Comment by adzcai (alexander-cai) on No convincing evidence for gradient descent in activation space · 2023-04-13T06:03:35.349Z · LW · GW

Regarding "GD++": this is almost identical to the dynamics you'd expect when doing gradient descent on linear regression. See p 10 of these lecture notes for an explanation.

Given, here they're applying this linear transformation to the input data and not as an operator on the weights, but my intuition says there's got to be some sort of connection here; It's "removing" (part of) the component of $x$ that can be represented as a linear combination of the data. (Apologies for a half-formed response; Happy to hear any connections others make.)

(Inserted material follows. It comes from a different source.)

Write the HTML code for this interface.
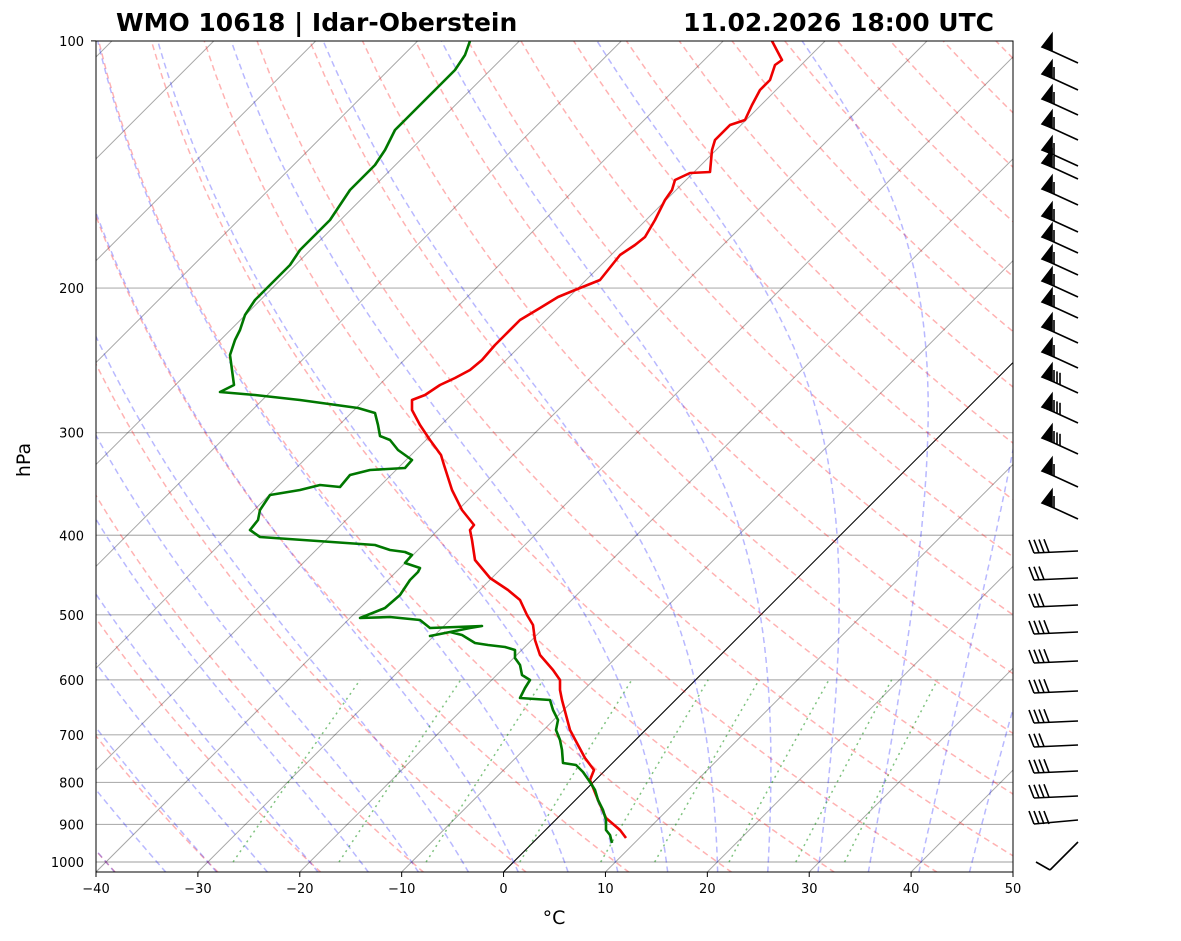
<!DOCTYPE html>
<html><head><meta charset="utf-8"><style>
body{margin:0;background:#fff;}
svg{display:block;font-family:"DejaVu Sans","Liberation Sans",sans-serif;}
</style></head><body>
<svg id="s" width="1181" height="941" xmlns="http://www.w3.org/2000/svg">
<defs><clipPath id="c"><rect x="96" y="41" width="917" height="831"/></clipPath></defs>
<g id="bg" clip-path="url(#c)"></g>
<g id="data" clip-path="url(#c)">
<polyline fill="none" stroke="#e00" stroke-width="2.6" stroke-linejoin="round" points="626,838 620,830 606,818 598,800 590,780 594,770 585,758 578,745 570,730 566,715 562,700 560,690 560,680 553,670 540,655 535,640 533,625 527,615 520,600 508,590 490,578 475,560 472,540 470,530 474,525 462,510 452,490 444,465 441,455 430,440 420,425 412,410 412,400 425,395 440,385 455,378 470,370 482,360 495,345 505,335 520,320 540,308 558,297 575,290 600,280 620,255 635,245 645,237 655,220 660,210 665,200 672,190 675,180 690,173 710,172 712,150 715,140 730,125 745,120 752,105 760,90 770,80 775,65 782,60 772,41"/>
<polyline fill="none" stroke="#070" stroke-width="2.6" stroke-linejoin="round" points="612,843 610,835 606,830 606,820 603,810 598,800 595,790 590,782 583,772 576,765 563,763 562,750 560,740 556,730 558,720 553,710 550,700 520,698 525,688 530,680 522,675 520,665 515,658 515,650 505,647 488,645 475,643 462,635 450,632 430,636 470,628 482,626 430,628 420,620 390,617 360,618 385,608 400,595 410,580 418,572 420,568 405,563 412,555 405,552 390,550 375,545 260,537 250,530 258,520 260,510 270,495 300,490 320,485 340,487 350,475 370,470 405,468 412,460 398,450 390,440 380,436 378,425 375,413 358,408 300,400 255,395 220,392 234,385 232,370 230,355 235,340 240,330 245,315 255,300 265,290 275,280 290,265 300,250 310,240 320,230 330,220 340,205 350,190 360,180 375,165 385,150 395,130 405,120 420,105 430,95 445,80 455,70 465,55 470,41"/>
</g>
<rect x="96" y="41" width="917" height="831" fill="none" stroke="#000" stroke-width="1"/>
<g id="ax" font-size="13"></g>
<text x="116" y="31" font-size="25" font-weight="bold">WMO 10618 | Idar-Oberstein</text>
<text x="994" y="31" font-size="25" font-weight="bold" text-anchor="end">11.02.2026 18:00 UTC</text>
<text x="554" y="924" font-size="19" text-anchor="middle">°C</text>
<text transform="translate(30,460) rotate(-90)" font-size="19" text-anchor="middle">hPa</text>
<g id="barbs" stroke="#000" stroke-width="1.6" fill="#000"></g>
</svg>
<script>
const NS="http://www.w3.org/2000/svg";
const K=356.6, X0=96, SC=917/90, YB=872;
function Y(p){return 862-K*Math.log(1000/p);}
function XY(T,p){const y=Y(p);return [X0+(T+40)*SC+(YB-y),y];}
function el(g,t,a){const e=document.createElementNS(NS,t);for(const k in a)e.setAttribute(k,a[k]);g.appendChild(e);return e;}
const bg=document.getElementById('bg'),ax=document.getElementById('ax');
const pmax=1030,pmin=100;
function pl(pts,st){el(bg,'polyline',Object.assign({fill:'none',points:pts.map(q=>q[0].toFixed(1)+','+q[1].toFixed(1)).join(' ')},st));}
[1000,900,800,700,600,500,400,300,200,100].forEach(p=>{
 el(bg,'line',{x1:96,x2:1013,y1:Y(p),y2:Y(p),stroke:'#b0b0b0','stroke-width':1.2});
 const t=el(ax,'text',{x:84,y:Y(p)+5,'text-anchor':'end'});t.textContent=p;});
for(let T=-40;T<=50;T+=10){const x=X0+(T+40)*SC;
 el(ax,'line',{x1:x,x2:x,y1:872,y2:877,stroke:'#000'});
 const t=el(ax,'text',{x:x,y:893,'text-anchor':'middle'});t.textContent=(T<0?'\u2212'+(-T):T);}
el(ax,'line',{x1:91,x2:96,y1:Y(100),y2:Y(100),stroke:'#000'});
for(let T=-140;T<=50;T+=10){pl([XY(T,pmax),XY(T,pmin)],{stroke:'#000','stroke-opacity':0.35,'stroke-width':1});}
pl([XY(0,pmax),XY(0,pmin)],{stroke:'#000','stroke-width':1});
for(let t0=-40;t0<=200;t0+=10){const th=t0+273.15,pts=[];
 for(let p=pmax;p>=pmin;p-=10)pts.push(XY(th*Math.pow(p/1000,0.2857)-273.15,p));
 pl(pts,{stroke:'#f00','stroke-opacity':0.3,'stroke-width':1.5,'stroke-dasharray':'6,4'});}
function es(Tc){return 6.112*Math.exp(17.67*Tc/(Tc+243.5));}
const Rd=287.04,Lv=2.501e6,Cp=1005.7,eps=0.622;
function dTdp(T,p){const e=es(T-273.15),rs=eps*e/(p-e);
 return (Rd*T+Lv*rs)/(Cp+Lv*Lv*rs*eps/(Rd*T*T))/p;}
const m0=[];for(let t=-50;t<=45.01;t+=5)m0.push(t);
m0.forEach(t0=>{let T=t0+273.15,p=1000;const up=[[T,p]];
 while(p>pmin){const h=-2;const k1=dTdp(T,p),k2=dTdp(T+h*k1/2,p+h/2);T+=h*k2;p+=h;up.push([T,p]);}
 T=t0+273.15;p=1000;const dn=[];while(p<pmax){const h=2;T+=h*dTdp(T,p);p+=h;dn.push([T,p]);}
 const all=dn.reverse().concat(up);
 pl(all.map(q=>XY(q[0]-273.15,q[1])),{stroke:'#00f','stroke-opacity':0.28,'stroke-width':1.5,'stroke-dasharray':'6,4'});});
[0.0004,0.001,0.002,0.004,0.007,0.01,0.016,0.024,0.032].forEach(w=>{const pts=[];
 for(let p=1000;p>=600;p-=20){const e=w*p/(eps+w),l=Math.log(e/6.112);pts.push(XY(243.5*l/(17.67-l),p));}
 pl(pts,{stroke:'#080','stroke-opacity':0.5,'stroke-width':1.5,'stroke-dasharray':'2,4'});});
const b=document.getElementById('barbs');
[47,74,99,124,150,163,189,216,237,259,281,302,327,352,377,407,438,471,503].forEach((y,i)=>{
 el(b,'line',{x1:1078,y1:y+16,x2:1043,y2:y});
 el(b,'polygon',{points:`1042,${y} 1052,${y-13} 1052,${y+4}`});
 const n=(i>13&&i<17)?3:(i==0?0:1);
 for(let k=0;k<n;k++){const x=1054+k*3,yy=y+5+k*1.4;el(b,'line',{x1:x,y1:yy,x2:x,y2:yy-12});}});
[551,578,605,632,661,691,721,745,771,796].forEach((y,i)=>{
 el(b,'line',{x1:1078,y1:y,x2:1034,y2:y+2});
 const n=(i==0||(i>=3&&i!=7))?4:3;
 for(let k=0;k<n;k++){const x=1034+k*5,yy=y+2-k*0.25;el(b,'line',{x1:x,y1:yy,x2:x-5,y2:yy-13});}});
el(b,'line',{x1:1078,y1:820,x2:1034,y2:824});
for(let k=0;k<4;k++)el(b,'line',{x1:1034+k*5,y1:824,x2:1029+k*5,y2:811});
el(b,'line',{x1:1078,y1:842,x2:1050,y2:870});
el(b,'line',{x1:1050,y1:870,x2:1036,y2:862});
</script>
</body></html>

(Edited to fix link formatting.)

Comment by adzcai (alexander-cai) on Cognitive Emulation: A Naive AI Safety Proposal · 2023-02-26T05:54:33.263Z · LW · GW

What do you see as the key differences between this and research in (theoretical) neuroscience? It seems to me like the goals you've mentioned are roughly the same goals as those of that field: roughly, to interpret human brain circuitry, often through modelling neural circuits via artificial neural networks. For example, see research like "Correlative Information Maximization Based Biologically Plausible Neural Networks for Correlated Source Separation".

Comment by adzcai (alexander-cai) on Video/animation: Neel Nanda explains what mechanistic interpretability is · 2023-02-23T01:36:42.976Z · LW · GW

Or even better, finetuning an LLM to automate writing the code!